Wellington Paranormal (2018)
From Taika Waititi and Jermaine Clement, the Kiwi duo responsible for 2014’s What We Do in the Shadows, comes the comedy TV spin-off about a top-secret division of the Wellington police department charged with investigating the city’s paranormal phenomena.
Inducted into this murky world are Officers Minogue and O’Leary, who made their rib-tickling debut in the aforementioned 2014 movie while following up a noise complaint at the vampires’ residence and oblivious to their undead tendencies.
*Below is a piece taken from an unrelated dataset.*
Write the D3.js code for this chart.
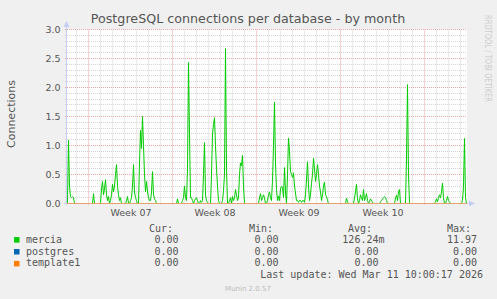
<!DOCTYPE html>
<html><head><meta charset="utf-8">
<script src="https://cdn.jsdelivr.net/npm/d3@7"></script>
<style>html,body{margin:0;padding:0;background:#f0f0f0;overflow:hidden}</style>
</head><body><svg id="c" width="497" height="299"></svg>
<script>
const title = "PostgreSQL connections per database - by month";
const yLabel = "Connections";
const yTickValues = [0, 0.5, 1, 1.5, 2, 2.5, 3];
const seriesNames = ["mercia", "postgres", "template1"];
const seriesColors = ["#00cc00", "#0066b3", "#ff8000"];
const legendHeaders = ["Cur:", "Min:", "Avg:", "Max:"];
const curValues = ["0.00", "0.00", "0.00"];
const minValues = ["0.00", "0.00", "0.00"];
const avgValues = ["126.24m", "0.00", "0.00"];
const maxValues = ["11.97", "0.00", "0.00"];
const lastUpdate = "Last update: Wed Mar 11 10:00:17 2026";
const footer = "Munin 2.0.57";
const watermark = "RRDTOOL / TOBI OETIKER";
const startTime = Date.UTC(2026, 1, 7, 6);
const endTime = Date.UTC(2026, 2, 12, 14);
const stepHours = 2;

const merciaValues = [
0,1.09,0.3,0.12,0.1,0.12,0.1,0,0,0,0,0,0,0,0,0,0,0,0,0,
0,0,0,0,0,0,0.17,0,0,0,0,0,0,0,0.25,0.38,0.15,0.25,0.41,0.15,
0.05,0.12,0,0.05,0.15,0.33,0.2,0.3,0.5,0.67,0.3,0.15,0.05,0.1,0,0,0,0,0,0.05,
0.12,0,0,0.05,0.1,0.3,0.67,0.2,0.1,0.05,0,0,0.7,1.26,0.95,1.5,1.0,0.5,0.2,0.38,
0.2,0.1,0.05,0.05,0.2,0.55,0.15,0.08,0.05,0,0,0,0,0,0,0,0,0,0,0,
0,0,0,0,0,0,0,0,0,0,0.08,0,0,0,0,0.05,0.1,0.3,0.1,0.05,
0.6,2.43,1.2,0.1,0.1,0.05,0,0.05,0.08,0.1,0.05,0,0,0.05,0.02,0.05,0.5,1.05,0.15,0.05,
0.02,0,0,0,0.5,1.2,1.36,1.48,1.0,0.6,0.3,0.05,0,0,0,0.05,0.22,0.5,2.67,0.6,
0,0,0.05,0.1,0,0.12,0.05,0.1,0.24,0.15,0.05,0.1,0.5,0.7,0.65,0.83,0.3,0,0,0,
0,0,0,0,0,0,0,0,0,0,0,0,0.1,0.17,0.05,0.1,0.15,0.1,0,0,
0.05,0.15,0.2,0.1,0.05,0.4,1.0,1.75,0.7,0.24,0.05,0.13,0.05,0.25,0.3,0.28,0.1,0.62,0.2,0,
0.5,1.13,0.9,0.55,0.5,0.45,0.53,0.3,0.18,0.05,0.05,0.02,0.05,0.05,0.02,0.05,0.05,0.02,0.15,0.4,
0.72,0.3,0.05,0.15,0.35,0.5,0.78,0.6,0.38,0.5,0.67,0.5,0.3,0.2,0.05,0.15,0.3,0.37,0.15,0.12,
0.05,0,0,0,0,0,0,0,0,0,0,0,0,0,0,0,0,0,0,0.09,
0.03,0,0,0,0,0,0,0.1,0.2,0.33,0.08,0,0.05,0.15,0.1,0.05,0.24,0.05,0.1,0.17,
0.05,0,0.03,0.08,0.05,0.02,0,0,0,0,0,0,0,0.03,0.05,0.08,0.1,0.12,0.1,0.05,
0,0,0,0,0,0,0,0,0.1,0.14,0.05,0.2,0.24,0,0,0,0,0,0,0.8,
2.05,0.5,0,0,0,0,0,0,0,0,0,0,0,0,0,0,0,0,0,0,
0,0,0,0,0,0,0,0,0.03,0.08,0.03,0.1,0.15,0.1,0.2,0.35,0.1,0,0,0.05,
0.12,0.05,0.03,0,0,0,0,0,0,0,0,0,0,0,0,0.05,0.3,1.12,0.1,0
];
const postgresValues = [
0,0,0,0,0,0,0,0,0,0,0,0,0,0,0,0,0,0,0,0,0,0,0,0,0,0,0,0,0,0,0,0,0,0,0,0,0,0,0,0,
0,0,0,0,0,0,0,0,0,0,0,0,0,0,0,0,0,0,0,0,0,0,0,0,0,0,0,0,0,0,0,0,0,0,0,0,0,0,0,0,
0,0,0,0,0,0,0,0,0,0,0,0,0,0,0,0,0,0,0,0,0,0,0,0,0,0,0,0,0,0,0,0,0,0,0,0,0,0,0,0,
0,0,0,0,0,0,0,0,0,0,0,0,0,0,0,0,0,0,0,0,0,0,0,0,0,0,0,0,0,0,0,0,0,0,0,0,0,0,0,0,
0,0,0,0,0,0,0,0,0,0,0,0,0,0,0,0,0,0,0,0,0,0,0,0,0,0,0,0,0,0,0,0,0,0,0,0,0,0,0,0,
0,0,0,0,0,0,0,0,0,0,0,0,0,0,0,0,0,0,0,0,0,0,0,0,0,0,0,0,0,0,0,0,0,0,0,0,0,0,0,0,
0,0,0,0,0,0,0,0,0,0,0,0,0,0,0,0,0,0,0,0,0,0,0,0,0,0,0,0,0,0,0,0,0,0,0,0,0,0,0,0,
0,0,0,0,0,0,0,0,0,0,0,0,0,0,0,0,0,0,0,0,0,0,0,0,0,0,0,0,0,0,0,0,0,0,0,0,0,0,0,0,
0,0,0,0,0,0,0,0,0,0,0,0,0,0,0,0,0,0,0,0,0,0,0,0,0,0,0,0,0,0,0,0,0,0,0,0,0,0,0,0,
0,0,0,0,0,0,0,0,0,0,0,0,0,0,0,0,0,0,0,0,0,0,0,0,0,0,0,0,0,0,0,0,0,0,0,0,0,0,0,0
];
const template1Values = [
0,0,0,0,0,0,0,0,0,0,0,0,0,0,0,0,0,0,0,0,0,0,0,0,0,0,0,0,0,0,0,0,0,0,0,0,0,0,0,0,
0,0,0,0,0,0,0,0,0,0,0,0,0,0,0,0,0,0,0,0,0,0,0,0,0,0,0,0,0,0,0,0,0,0,0,0,0,0,0,0,
0,0,0,0,0,0,0,0,0,0,0,0,0,0,0,0,0,0,0,0,0,0,0,0,0,0,0,0,0,0,0,0,0,0,0,0,0,0,0,0,
0,0,0,0,0,0,0,0,0,0,0,0,0,0,0,0,0,0,0,0,0,0,0,0,0,0,0,0,0,0,0,0,0,0,0,0,0,0,0,0,
0,0,0,0,0,0,0,0,0,0,0,0,0,0,0,0,0,0,0,0,0,0,0,0,0,0,0,0,0,0,0,0,0,0,0,0,0,0,0,0,
0,0,0,0,0,0,0,0,0,0,0,0,0,0,0,0,0,0,0,0,0,0,0,0,0,0,0,0,0,0,0,0,0,0,0,0,0,0,0,0,
0,0,0,0,0,0,0,0,0,0,0,0,0,0,0,0,0,0,0,0,0,0,0,0,0,0,0,0,0,0,0,0,0,0,0,0,0,0,0,0,
0,0,0,0,0,0,0,0,0,0,0,0,0,0,0,0,0,0,0,0,0,0,0,0,0,0,0,0,0,0,0,0,0,0,0,0,0,0,0,0,
0,0,0,0,0,0,0,0,0,0,0,0,0,0,0,0,0,0,0,0,0,0,0,0,0,0,0,0,0,0,0,0,0,0,0,0,0,0,0,0,
0,0,0,0,0,0,0,0,0,0,0,0,0,0,0,0,0,0,0,0,0,0,0,0,0,0,0,0,0,0,0,0,0,0,0,0,0,0,0,0
];
const allSeries = [merciaValues, postgresValues, template1Values];

const svg = d3.select("#c");
const W = 497, H = 299;
const L = 67, R = 467, T = 29.5, B = 203.5;
const DAY = 86400000;

svg.append("rect").attr("width", W).attr("height", H).attr("fill", "#f0f0f0");
svg.append("rect").attr("x", L).attr("y", 29).attr("width", R - L).attr("height", 174.5).attr("fill", "#ffffff");

const x = d3.scaleUtc().domain([startTime, endTime]).range([L, R]);
const y = d3.scaleLinear().domain([0, 3]).range([B, T]);

const grid = svg.append("g");
const isMajorY = v => Math.abs(v * 2 - Math.round(v * 2)) < 1e-6;
// minor horizontal
y.ticks(30).filter(v => !isMajorY(v)).forEach(v => {
  const yy = Math.round(y(v) - 0.5) + 0.5;
  grid.append("line").attr("x1", L - 2).attr("x2", R).attr("y1", yy).attr("y2", yy)
    .attr("stroke", "#d6d6d6").attr("stroke-dasharray", "1,1");
});
// minor vertical (days)
const mondays = d3.utcMonday.range(new Date(startTime), new Date(endTime));
const mondayKeys = new Set(mondays.map(d => +d));
d3.utcDay.range(new Date(startTime), new Date(endTime)).filter(d => !mondayKeys.has(+d)).forEach(d => {
  const xx = Math.round(x(d)) + 0.5;
  grid.append("line").attr("x1", xx).attr("x2", xx).attr("y1", T).attr("y2", B + 2)
    .attr("stroke", "#d6d6d6").attr("stroke-dasharray", "1,1");
});
// major horizontal
yTickValues.filter(v => v > 0).forEach(v => {
  const yy = Math.round(y(v) - 0.5) + 0.5;
  grid.append("line").attr("x1", L - 2).attr("x2", R).attr("y1", yy).attr("y2", yy)
    .attr("stroke", "#eba7a7").attr("stroke-dasharray", "1,1");
});
// major vertical (weeks)
mondays.forEach(d => {
  const xx = Math.round(x(d)) + 0.5;
  grid.append("line").attr("x1", xx).attr("x2", xx).attr("y1", T).attr("y2", B + 2)
    .attr("stroke", "#eba7a7").attr("stroke-dasharray", "1,1");
});

// y tick labels
const axisFont = "'DejaVu Sans', sans-serif";
yTickValues.forEach(v => {
  svg.append("text").attr("x", 60.5).attr("y", y(v) + 3.5).attr("text-anchor", "end")
    .attr("font-family", axisFont).attr("font-size", 9.5).attr("fill", "#555")
    .text(d3.format(".1f")(v));
});
// x week labels
const weekFmt = d3.utcFormat("%V");
mondays.filter(d => +d + 7 * DAY <= endTime).forEach(d => {
  svg.append("text").attr("x", x(new Date(+d + 3.5 * DAY)) + 1).attr("y", 216)
    .attr("text-anchor", "middle").attr("font-family", axisFont).attr("font-size", 9.5)
    .attr("fill", "#555").text("Week " + weekFmt(d));
});

// series lines
const line = d3.line()
  .x((d, i) => x(new Date(startTime + (i + 0.5) * stepHours * 3600000)))
  .y(d => y(d));
allSeries.forEach((vals, k) => {
  svg.append("path").datum(vals).attr("d", line).attr("fill", "none")
    .attr("stroke", seriesColors[k]).attr("stroke-width", 1).attr("stroke-linejoin", "round");
});

// axes with arrows
const axisColor = "#c5cdf5";
svg.append("line").attr("x1", L - 0.5).attr("x2", L - 0.5).attr("y1", B + 2).attr("y2", 24)
  .attr("stroke", axisColor);
svg.append("path").attr("d", `M${L - 3.5},27 L${L - 0.5},21 L${L + 2.5},27 Z`).attr("fill", axisColor);
svg.append("line").attr("x1", L - 3).attr("x2", R + 3).attr("y1", B).attr("y2", B)
  .attr("stroke", axisColor);
svg.append("path").attr("d", `M${R + 2},${B - 3} L${R + 8},${B} L${R + 2},${B + 3} Z`).attr("fill", axisColor);
// zero line of last series drawn over axis
svg.append("line").attr("x1", L).attr("x2", R).attr("y1", B).attr("y2", B)
  .attr("stroke", seriesColors[2]).attr("stroke-opacity", 0.55);

// title
svg.append("text").attr("x", 248).attr("y", 23).attr("text-anchor", "middle")
  .attr("font-family", axisFont).attr("font-size", 12.7).attr("fill", "#555").text(title);
// y label
svg.append("text").attr("transform", "translate(15,114) rotate(-90)").attr("text-anchor", "middle")
  .attr("font-family", axisFont).attr("font-size", 11).attr("fill", "#555").text(yLabel);
// watermark
svg.append("text").attr("transform", "translate(485,15) rotate(90)")
  .attr("font-family", axisFont).attr("font-size", 8).attr("fill", "#cccccc")
  .attr("textLength", 87).attr("lengthAdjust", "spacingAndGlyphs").text(watermark);

// legend
const mono = "'DejaVu Sans Mono', monospace";
const headerX = [149, 249, 348, 447];
legendHeaders.forEach((h, i) => {
  svg.append("text").attr("x", headerX[i]).attr("y", 232).attr("font-family", mono)
    .attr("font-size", 10).attr("fill", "#555").text(h);
});
const colRight = [178.5, 278.5, 378.5, 477];
const cols = [curValues, minValues, avgValues, maxValues];
seriesNames.forEach((name, k) => {
  const by = 242.6 + k * 11.9;
  svg.append("rect").attr("x", 14).attr("y", by - 5.5).attr("width", 5.5).attr("height", 5.5)
    .attr("fill", seriesColors[k]);
  svg.append("text").attr("x", 26).attr("y", by).attr("font-family", mono)
    .attr("font-size", 10).attr("fill", "#555").text(name);
  cols.forEach((col, c) => {
    const v = col[k];
    const suffix = /[a-zA-Z]$/.test(v);
    svg.append("text").attr("x", colRight[c] + (suffix ? 6 : 0)).attr("y", by)
      .attr("text-anchor", "end").attr("font-family", mono).attr("font-size", 10)
      .attr("fill", "#555").text(v);
  });
});
svg.append("text").attr("x", 483).attr("y", 278).attr("text-anchor", "end")
  .attr("font-family", mono).attr("font-size", 10).attr("fill", "#555").text(lastUpdate);
svg.append("text").attr("x", 248).attr("y", 290.5).attr("text-anchor", "middle")
  .attr("font-family", axisFont).attr("font-size", 7).attr("fill", "#bbbbbb").text(footer);
</script></body></html>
They respond to all manner of supernatural sightings here – including Māori sea monsters, werewolves, aliens and zombie cops – all of which they approach with an indifferent air of by-the-books professionalism (like when Satan is accidentally summoned to be a department store Santa).
It’s a drily humorous tonic to your typical horror movie mayhem. Plus, actor Maaka Pohatu is brilliant as the department’s police sergeant, whose case load includes reports of a haunted sock, scary umbrellas, and a possessed futon.